Supaya tercipta dan terlaksana tata dan praktik kehidupan Indonesia yang “manis” dan hidup harmonis secara saling berdampingan.

Senantiasa menggalang rasa persaudaraan, persekutuan, persatuan dan kesatuan. 

Hidup rukun dan damai mana , bermaksud bukan hanya antar sesama warga seiman dan sesuku/seetnis , tetapi juga dengan yang bukan seagama dan sesuku/seetnis yang bermakna kebhinekaan.

Namanya saja Indonesia, indo = bermacam-macam/berbeda-beda, nesia = bangsa/negara.

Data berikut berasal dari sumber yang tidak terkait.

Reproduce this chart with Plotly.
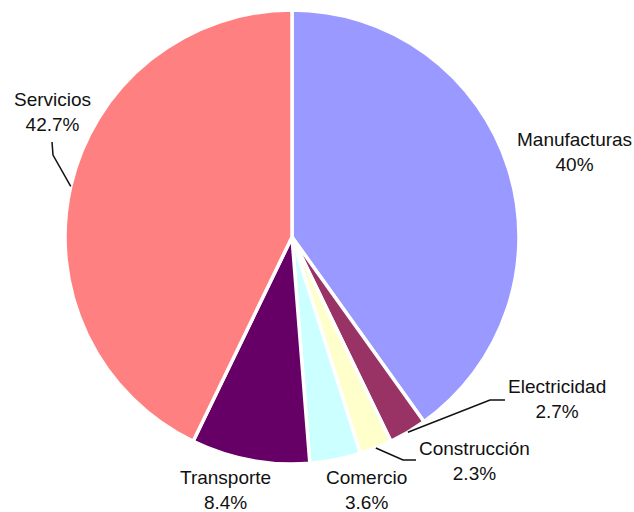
import math
import plotly.graph_objects as go

# Sector shares
sectors = ["Manufacturas", "Electricidad", "Construcción", "Comercio", "Transporte", "Servicios"]
shares = [40, 2.7, 2.3, 3.6, 8.4, 42.7]
colors = ["#9999FF", "#993366", "#FFFFCC", "#CCFFFF", "#660066", "#FF8080"]

W, H = 634, 512
CX, CY, R = 292, 237, 227  # pie centre and radius in pixels

# Label centres (pixels) and optional leader-line elbow/end points
label_pos = {
    "Manufacturas": (574, 152),
    "Electricidad": (557, 399),
    "Construcción": (474, 461),
    "Comercio": (367, 490),
    "Transporte": (225, 490),
    "Servicios": (53, 112),
}
leaders = {
    "Electricidad": [(490, 400), (505, 400)],
    "Construcción": [(403, 460), (416, 460)],
    "Servicios": [(53, 155), (52, 142)],
}


def px(x, y):
    return x / W, 1 - y / H


fig = go.Figure(
    go.Pie(
        labels=sectors,
        values=shares,
        sort=False,
        direction="clockwise",
        rotation=0,
        marker=dict(colors=colors, line=dict(color="white", width=3.5)),
        textinfo="none",
        hoverinfo="label+percent",
        domain=dict(
            x=[(CX - R) / W, (CX + R) / W],
            y=[1 - (CY + R) / H, 1 - (CY - R) / H],
        ),
    )
)

total = sum(shares)
cum = 0.0
annotations = []
shapes = []
for name, v in zip(sectors, shares):
    mid = (cum + v / 2) / total * 2 * math.pi
    cum += v
    lx, ly = label_pos[name]
    ax_, ay_ = px(lx, ly)
    annotations.append(
        dict(
            x=ax_, y=ay_, xref="paper", yref="paper",
            text=f"{name}<br>{v:g}%",
            showarrow=False,
            font=dict(family="Liberation Sans, Arial, sans-serif", size=19, color="#111111"),
            align="center", xanchor="center", yanchor="middle",
        )
    )
    if name in leaders:
        sx = CX + R * math.sin(mid)
        sy = CY - R * math.cos(mid)
        pts = [(sx, sy)] + leaders[name]
        path = ""
        for i, (x, y) in enumerate(pts):
            u, w = px(x, y)
            path += ("M" if i == 0 else " L") + f" {u:.5f} {w:.5f}"
        shapes.append(
            dict(type="path", path=path, xref="paper", yref="paper",
                 line=dict(color="#111111", width=1.5))
        )

fig.update_layout(
    width=W, height=H,
    margin=dict(l=0, r=0, t=0, b=0),
    paper_bgcolor="white",
    plot_bgcolor="white",
    showlegend=False,
    annotations=annotations,
    shapes=shapes,
)

fig.write_html("out.html")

Sehingga Indonesia berarti bangsa yang berbeda-beda ( heterogen) tetapi satu yakni : “ Bhineka Tunggal Ika “ ( berbeda-beda tapi tetap satu ).

Salah satu wujud kebihinekaan mana, dimana Presiden Susilo Bambang Yudhoyono telah mengeluarkan Keputusan Presiden Nomor 12 Tahun 2014 tentang Pencabutan Surat Edaran Presidium Kabinet Ampera Nomor SE-06/Pred.Kab/6/1967 , 28 Juni 1967. Mengganti istilah “China” dengan “Tionghoa” karena sebutan China dinilai telah menimbulkan dampak psikososial-diskriminatif dalam hubungan sosial warga bangsa Indonesia dari keturunan Tionghoa.

Sehingga dengan memaknai Nyepi, yakni umat wajib ikut dalam mencegah dan memerangi maraknya berbagai praktik korupsi , narkoba ( narkotika dan obat-obat berbahaya ), terorisme, amoral (oleh oknum pejabat negara dan atau penegak hukum) yang kini bukan hanya bertambah kuantitas ( jumlahnya ) tapi juga kualitasnya (modusnya).

Sehingga kita perlu merenung diri, mengoreksi diri (self instrospection) apakah selama menjalani kehidupan ini kita telah melakukan hal-hal dan atau perbuatan yang baik dan benar, bersahabat, jujur dan transparan serta berguna bagi masyarakat, terutama dilingkungan sekitar kita dulu ?. 

Serta selalu berupaya dan berusaha menjaga persatuan dan kesatuan sebagaimana amanah UUD 1945 dan Pancasila (sila ketiga : “ Persatuan Indonesia “) yang merupakan salah satu “ anugerah “ bagi bangsa Indonesia yang majemuk ini ?.

Terutama ikut, bukan hanya sekedar berpartisipasi, tapi wajib menjaga agar Pemilu 2014 ( Legislatif 9 April dan Presiden 9 Juli ) dapat berjalan dan berlangsung sukses, aman, tenteram dan damai.

Oleh karena itu, mengingat hidup ini adalah singkat namun kita nilai sebagai sebuah anugerah/berkah, maka marilah kita syukuri dengan menghidarkan diri dari berbagai perbuatan negatif dan kontradiktif (korupsi, zhalim, fraud/kecurangan) terutama jelang dan saat pelaksanaan Pemilu 2014 mendatang.

Selamat Hari Raya Nyepi Caka 1936. Om santi santi santi Om !.******

Penulis: Alumnus FE Universitas Tri Sakti Jakarta, tinggal di Jakarta Timur.